First, there are the passionate ignorant ones – the folks with a sense of humor and a grounded impression of history. They believe these survivors are virgins of antiquity and should be kept in their state at all costs no matter the quirkiness they come with. In fact, sometimes I wonder if the more far fetched the car’s appearance is, the better. Damn the the trend setters by setting a new trend, right? Let’s be clowns with a sense of preservation! And you can laugh at them if you want to, but they have a point. The second car mentioned above is a perfect example of how a typical east coast car was done. It’s like a history book with a weak spine and tethered edges – pages full of shit that you never knew. And as soon as you start removing pages from the book, we start loosing just a little bit of yesterday.

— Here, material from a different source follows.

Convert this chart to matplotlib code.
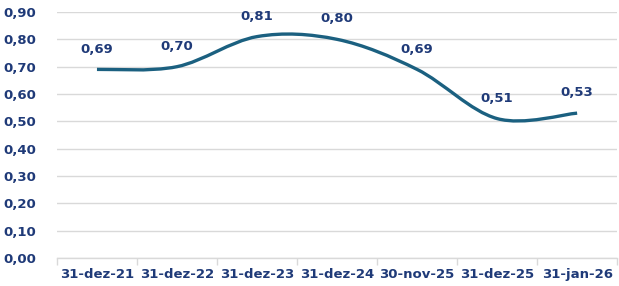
import numpy as np
import matplotlib.pyplot as plt
from matplotlib.path import Path
from matplotlib.patches import PathPatch

# data
dates = ['31-dez-21', '31-dez-22', '31-dez-23', '31-dez-24', '30-nov-25', '31-dez-25', '31-jan-26']
values = [0.69, 0.70, 0.81, 0.80, 0.69, 0.51, 0.53]

line_col = '#1B6080'
text_col = '#1F3A78'
grid_col = '#D9D9D9'

plt.rcParams['font.family'] = ['DejaVu Sans']

fig = plt.figure(figsize=(6.19, 2.86), dpi=100)
ax = fig.add_axes([0.092, 0.098, 0.905, 0.860])

x = np.arange(len(values), dtype=float)
y = np.array(values)

# smoothed line (excel style) built as cubic bezier segments through the points
verts = [(x[0], y[0])]
codes = [Path.MOVETO]
n = len(x)
for i in range(n - 1):
    i0 = max(i - 1, 0)
    i3 = min(i + 2, n - 1)
    c1 = (x[i] + (x[i + 1] - x[i0]) / 6, y[i] + (y[i + 1] - y[i0]) / 6)
    c2 = (x[i + 1] - (x[i3] - x[i]) / 6, y[i + 1] - (y[i3] - y[i]) / 6)
    verts += [c1, c2, (x[i + 1], y[i + 1])]
    codes += [Path.CURVE4] * 3
ax.add_patch(PathPatch(Path(verts, codes), facecolor='none', edgecolor=line_col,
                       lw=2.4, capstyle='butt', zorder=3))

for xi, yi in zip(x, y):
    ax.annotate(f'{yi:.2f}'.replace('.', ','), (xi, yi), xytext=(0, 10),
                textcoords='offset points', ha='center', va='bottom',
                fontsize=9.5, fontweight='bold', color=text_col)

ax.set_xlim(-0.5, n - 0.5)
ax.set_ylim(0, 0.9)
ax.set_yticks(np.arange(0, 0.91, 0.1))
ax.set_yticklabels([f'{v:.2f}'.replace('.', ',') for v in np.arange(0, 0.91, 0.1)])
ax.set_xticks(x)
ax.set_xticklabels(dates)
ax.set_xticks(np.arange(-0.5, n, 1.0), minor=True)

ax.grid(axis='y', color=grid_col, lw=1)
ax.set_axisbelow(True)
for s in ['top', 'right', 'left']:
    ax.spines[s].set_visible(False)
ax.spines['bottom'].set_color(grid_col)
ax.spines['bottom'].set_linewidth(1)

ax.tick_params(axis='y', length=0, pad=15)
ax.tick_params(axis='x', which='major', length=0, pad=7)
ax.tick_params(axis='x', which='minor', length=5, color=grid_col, width=1)
for lab in ax.get_xticklabels() + ax.get_yticklabels():
    lab.set_fontsize(9.5)
    lab.set_fontweight('bold')
    lab.set_color(text_col)

fig.savefig('out.png', dpi=100, facecolor='white')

Secondly, there are those that call it as they see it… Or maybe they just call it as it is. “What good is a history book,” they say, “if you don’t agree with it’s contents?” They see the ugly duckling for what it is and not what it was. And they are eager to make it their own more contemporary version of what it could have been. Sometimes I wonder about these folks too… I wonder if they might get a bigger kick out of the paranoid reactions of those that don’t agree with them once they convert a survivor to a modern traditional hot rod. But they don’t have as strong a sense of humor as those they mock. And I’m not sure they even understand the approach or purpose of those silly damned clowns.

The irony of it all is that there is no right answer here. There’s just two different countries separated by a river… and in that roaring body of water lies the cars that we argue back and forth about. I don’t blame any one person for choosing one country over the other as that is just who they are. It’s no more controllable than mindless sperm meandering through the tube of life’s creation.

But as the drunken curator of this here museum of adultery, I am expected to chose a side. And I will. I choose to be down in the river with the cars. It’s a nice place to be with great books and comedy all around. The only fear being that at any point these banks of dirt might some day collapse around me causing me to drown with my friends. Call it paranoia if you must. I don’t mind.